* [Exercise requirements]
Collect all lines from the listing that include the string "this".

* [Exercise materials]
-=-=-

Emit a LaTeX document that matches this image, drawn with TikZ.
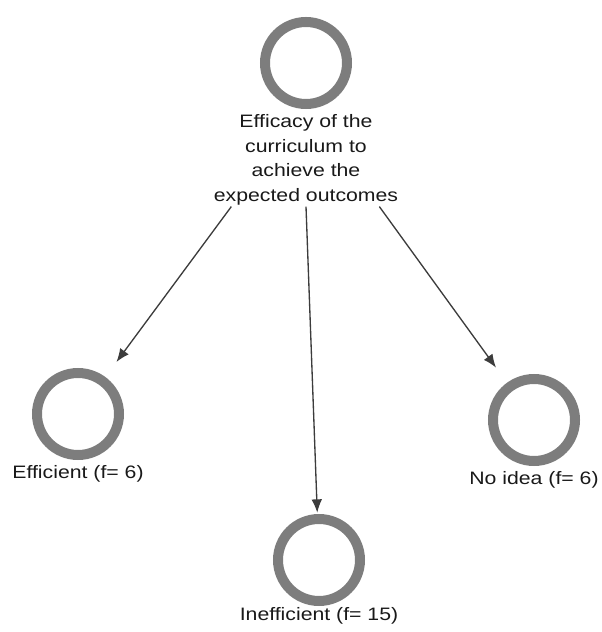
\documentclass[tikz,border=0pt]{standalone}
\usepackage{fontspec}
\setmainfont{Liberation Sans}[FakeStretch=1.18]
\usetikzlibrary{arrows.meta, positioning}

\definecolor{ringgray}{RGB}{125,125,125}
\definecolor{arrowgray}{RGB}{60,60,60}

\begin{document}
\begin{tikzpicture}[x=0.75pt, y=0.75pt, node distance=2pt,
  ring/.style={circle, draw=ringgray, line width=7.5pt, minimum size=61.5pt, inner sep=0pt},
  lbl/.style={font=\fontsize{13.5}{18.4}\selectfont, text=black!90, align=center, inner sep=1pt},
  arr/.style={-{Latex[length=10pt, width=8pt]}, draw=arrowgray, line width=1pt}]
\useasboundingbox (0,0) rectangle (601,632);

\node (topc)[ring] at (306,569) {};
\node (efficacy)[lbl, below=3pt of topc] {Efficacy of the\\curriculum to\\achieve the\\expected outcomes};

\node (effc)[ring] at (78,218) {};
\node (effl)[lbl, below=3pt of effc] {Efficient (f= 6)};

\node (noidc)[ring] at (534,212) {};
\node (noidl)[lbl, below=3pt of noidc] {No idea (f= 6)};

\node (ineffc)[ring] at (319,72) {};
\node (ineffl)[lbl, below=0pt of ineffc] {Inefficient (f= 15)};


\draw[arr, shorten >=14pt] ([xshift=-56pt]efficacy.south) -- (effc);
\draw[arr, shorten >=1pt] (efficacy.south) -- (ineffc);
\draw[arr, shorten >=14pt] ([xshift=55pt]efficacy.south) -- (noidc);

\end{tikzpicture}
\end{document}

-=-=-

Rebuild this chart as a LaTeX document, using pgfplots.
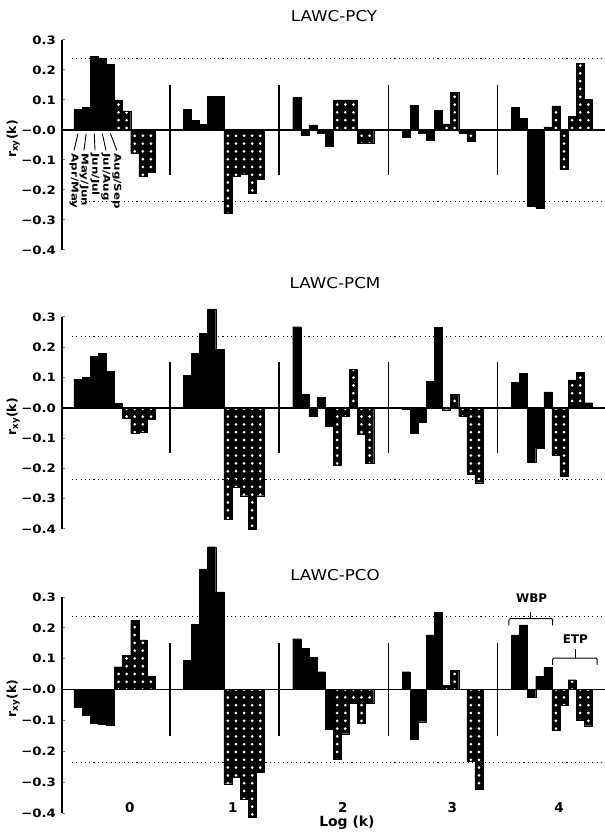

-=-=-

* [The output]
Emit a LaTeX document that matches this image, drawn with TikZ.
Rebuild this chart as a LaTeX document, using pgfplots.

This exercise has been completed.